■ SUPPLIED MATERIAL:
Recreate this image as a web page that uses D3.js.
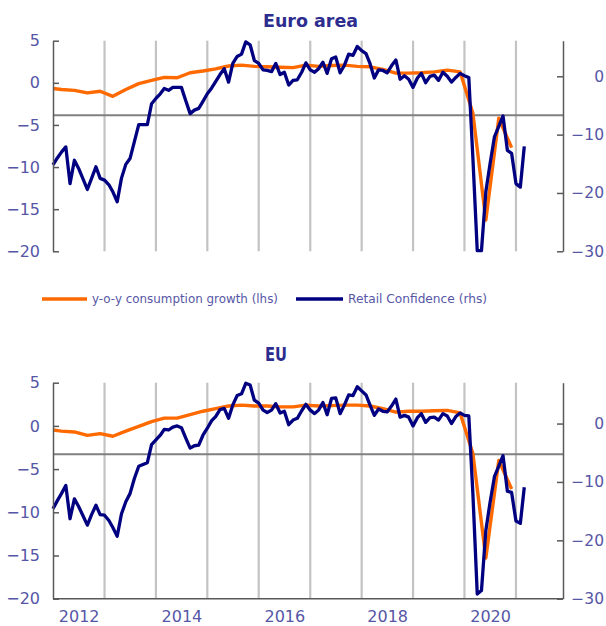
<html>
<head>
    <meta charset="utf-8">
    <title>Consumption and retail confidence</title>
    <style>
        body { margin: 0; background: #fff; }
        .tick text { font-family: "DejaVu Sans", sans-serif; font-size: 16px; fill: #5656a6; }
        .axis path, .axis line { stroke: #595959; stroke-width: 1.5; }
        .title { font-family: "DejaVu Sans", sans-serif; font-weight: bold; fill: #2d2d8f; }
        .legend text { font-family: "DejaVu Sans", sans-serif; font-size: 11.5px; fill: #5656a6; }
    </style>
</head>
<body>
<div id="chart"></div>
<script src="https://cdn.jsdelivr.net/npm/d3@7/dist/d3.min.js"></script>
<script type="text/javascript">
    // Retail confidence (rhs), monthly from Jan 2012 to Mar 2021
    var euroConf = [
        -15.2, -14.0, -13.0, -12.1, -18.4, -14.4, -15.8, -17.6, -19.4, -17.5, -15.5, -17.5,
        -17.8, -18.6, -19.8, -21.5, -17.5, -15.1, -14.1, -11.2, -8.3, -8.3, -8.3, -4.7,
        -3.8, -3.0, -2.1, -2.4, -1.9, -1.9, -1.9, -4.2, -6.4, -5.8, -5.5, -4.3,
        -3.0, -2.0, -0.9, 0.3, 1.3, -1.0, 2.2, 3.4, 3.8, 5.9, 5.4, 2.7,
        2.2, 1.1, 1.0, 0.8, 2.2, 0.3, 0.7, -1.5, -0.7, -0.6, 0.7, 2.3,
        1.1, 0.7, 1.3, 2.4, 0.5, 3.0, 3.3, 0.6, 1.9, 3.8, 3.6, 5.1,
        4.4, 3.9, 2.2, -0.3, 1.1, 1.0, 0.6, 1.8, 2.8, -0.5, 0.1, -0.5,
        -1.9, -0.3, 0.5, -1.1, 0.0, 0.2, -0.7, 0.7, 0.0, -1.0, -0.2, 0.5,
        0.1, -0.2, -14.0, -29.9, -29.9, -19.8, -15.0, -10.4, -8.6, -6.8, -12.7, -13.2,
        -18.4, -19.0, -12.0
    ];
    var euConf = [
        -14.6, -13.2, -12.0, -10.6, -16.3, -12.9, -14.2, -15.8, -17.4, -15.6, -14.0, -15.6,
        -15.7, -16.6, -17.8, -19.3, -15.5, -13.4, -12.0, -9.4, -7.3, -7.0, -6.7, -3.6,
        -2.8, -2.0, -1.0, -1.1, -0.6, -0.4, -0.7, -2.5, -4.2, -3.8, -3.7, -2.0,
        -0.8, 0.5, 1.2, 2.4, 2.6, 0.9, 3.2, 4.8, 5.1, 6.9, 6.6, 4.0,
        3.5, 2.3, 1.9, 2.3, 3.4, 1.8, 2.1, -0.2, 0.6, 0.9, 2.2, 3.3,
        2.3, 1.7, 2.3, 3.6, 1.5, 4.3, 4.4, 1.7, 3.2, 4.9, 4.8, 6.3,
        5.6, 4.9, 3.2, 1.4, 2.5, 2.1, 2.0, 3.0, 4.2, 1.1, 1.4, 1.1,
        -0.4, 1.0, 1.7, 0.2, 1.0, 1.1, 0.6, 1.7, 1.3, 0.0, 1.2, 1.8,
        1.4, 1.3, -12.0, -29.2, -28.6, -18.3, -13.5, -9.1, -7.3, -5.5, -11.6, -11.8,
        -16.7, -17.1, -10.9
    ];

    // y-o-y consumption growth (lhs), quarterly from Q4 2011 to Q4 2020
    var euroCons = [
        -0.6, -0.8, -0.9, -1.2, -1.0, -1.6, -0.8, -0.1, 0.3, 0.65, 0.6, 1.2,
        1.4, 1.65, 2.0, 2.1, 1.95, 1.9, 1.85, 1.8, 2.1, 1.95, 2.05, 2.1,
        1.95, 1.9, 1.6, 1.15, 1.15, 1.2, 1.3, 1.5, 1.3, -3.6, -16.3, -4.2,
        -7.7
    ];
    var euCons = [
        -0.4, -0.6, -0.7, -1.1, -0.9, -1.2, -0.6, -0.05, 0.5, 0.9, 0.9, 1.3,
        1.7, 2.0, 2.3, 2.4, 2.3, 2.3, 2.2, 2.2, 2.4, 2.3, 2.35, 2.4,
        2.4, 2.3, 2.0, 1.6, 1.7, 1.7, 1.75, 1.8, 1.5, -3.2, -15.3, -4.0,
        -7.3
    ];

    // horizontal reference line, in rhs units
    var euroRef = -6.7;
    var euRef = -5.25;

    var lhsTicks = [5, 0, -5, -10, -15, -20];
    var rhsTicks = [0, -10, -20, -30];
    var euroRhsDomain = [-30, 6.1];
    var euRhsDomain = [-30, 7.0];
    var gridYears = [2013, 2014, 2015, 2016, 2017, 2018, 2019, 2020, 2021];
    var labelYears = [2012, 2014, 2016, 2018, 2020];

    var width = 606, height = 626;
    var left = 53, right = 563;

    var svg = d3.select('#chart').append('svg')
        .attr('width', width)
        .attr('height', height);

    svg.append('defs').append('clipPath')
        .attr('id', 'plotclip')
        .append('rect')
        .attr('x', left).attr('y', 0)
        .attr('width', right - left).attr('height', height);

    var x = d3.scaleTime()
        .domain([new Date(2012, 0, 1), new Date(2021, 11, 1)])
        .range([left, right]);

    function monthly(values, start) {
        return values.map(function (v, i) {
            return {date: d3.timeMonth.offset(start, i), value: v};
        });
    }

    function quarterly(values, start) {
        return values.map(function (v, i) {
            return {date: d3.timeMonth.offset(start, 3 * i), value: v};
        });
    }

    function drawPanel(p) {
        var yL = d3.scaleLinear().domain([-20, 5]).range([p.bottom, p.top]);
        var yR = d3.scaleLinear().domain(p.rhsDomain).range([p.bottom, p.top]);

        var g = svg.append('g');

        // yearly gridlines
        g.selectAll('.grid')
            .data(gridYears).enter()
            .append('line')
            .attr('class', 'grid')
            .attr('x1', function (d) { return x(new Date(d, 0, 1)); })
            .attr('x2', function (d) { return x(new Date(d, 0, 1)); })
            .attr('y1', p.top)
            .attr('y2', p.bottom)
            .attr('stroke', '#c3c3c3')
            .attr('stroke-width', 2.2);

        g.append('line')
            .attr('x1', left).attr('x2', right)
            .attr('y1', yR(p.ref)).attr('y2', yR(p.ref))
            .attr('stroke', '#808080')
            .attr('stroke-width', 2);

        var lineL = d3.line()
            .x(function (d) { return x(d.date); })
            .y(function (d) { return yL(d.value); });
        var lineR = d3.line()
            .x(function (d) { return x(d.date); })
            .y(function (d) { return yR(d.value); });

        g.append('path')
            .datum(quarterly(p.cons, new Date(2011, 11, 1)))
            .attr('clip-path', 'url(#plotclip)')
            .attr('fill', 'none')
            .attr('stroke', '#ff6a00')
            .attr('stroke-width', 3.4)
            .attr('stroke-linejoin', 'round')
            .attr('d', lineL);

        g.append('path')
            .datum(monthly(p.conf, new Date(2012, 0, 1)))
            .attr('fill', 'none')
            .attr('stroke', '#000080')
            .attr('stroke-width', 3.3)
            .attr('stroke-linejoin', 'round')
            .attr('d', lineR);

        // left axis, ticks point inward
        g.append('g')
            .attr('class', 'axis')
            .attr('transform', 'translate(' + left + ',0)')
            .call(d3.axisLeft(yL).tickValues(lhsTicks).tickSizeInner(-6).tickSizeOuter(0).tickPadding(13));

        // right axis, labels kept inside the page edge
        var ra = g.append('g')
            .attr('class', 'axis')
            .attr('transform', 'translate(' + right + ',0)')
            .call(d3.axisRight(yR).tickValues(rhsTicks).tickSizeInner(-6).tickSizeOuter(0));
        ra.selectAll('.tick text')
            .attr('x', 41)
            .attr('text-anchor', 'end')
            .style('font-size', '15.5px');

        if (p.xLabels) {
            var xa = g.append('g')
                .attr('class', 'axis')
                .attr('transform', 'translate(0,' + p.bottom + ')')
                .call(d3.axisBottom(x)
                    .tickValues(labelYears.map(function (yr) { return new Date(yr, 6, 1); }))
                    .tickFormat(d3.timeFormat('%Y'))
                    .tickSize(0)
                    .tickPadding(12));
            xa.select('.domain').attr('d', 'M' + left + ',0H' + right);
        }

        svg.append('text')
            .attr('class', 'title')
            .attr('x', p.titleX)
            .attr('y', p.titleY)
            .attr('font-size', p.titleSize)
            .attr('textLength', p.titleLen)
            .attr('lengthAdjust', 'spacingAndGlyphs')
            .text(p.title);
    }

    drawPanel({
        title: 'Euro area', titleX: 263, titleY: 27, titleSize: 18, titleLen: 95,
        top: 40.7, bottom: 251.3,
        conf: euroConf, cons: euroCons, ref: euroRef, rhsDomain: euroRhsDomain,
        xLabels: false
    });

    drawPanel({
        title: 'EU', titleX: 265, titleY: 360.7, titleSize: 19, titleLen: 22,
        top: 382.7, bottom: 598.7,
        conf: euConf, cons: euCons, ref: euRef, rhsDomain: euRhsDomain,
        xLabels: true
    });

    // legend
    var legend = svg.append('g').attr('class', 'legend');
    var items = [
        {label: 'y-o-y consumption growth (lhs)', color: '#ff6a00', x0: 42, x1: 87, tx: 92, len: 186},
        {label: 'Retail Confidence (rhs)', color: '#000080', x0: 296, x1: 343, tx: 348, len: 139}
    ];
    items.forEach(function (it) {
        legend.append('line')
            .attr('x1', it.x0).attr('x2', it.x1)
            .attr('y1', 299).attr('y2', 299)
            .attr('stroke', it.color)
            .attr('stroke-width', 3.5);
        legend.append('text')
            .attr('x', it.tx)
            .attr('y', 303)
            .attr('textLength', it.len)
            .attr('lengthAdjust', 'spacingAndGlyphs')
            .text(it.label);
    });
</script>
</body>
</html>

■ WHAT TO WORK ON:
Indicate how many lines of the material include the word "page"; the number alone is required.

■ EXERCISE SOLUTION:
2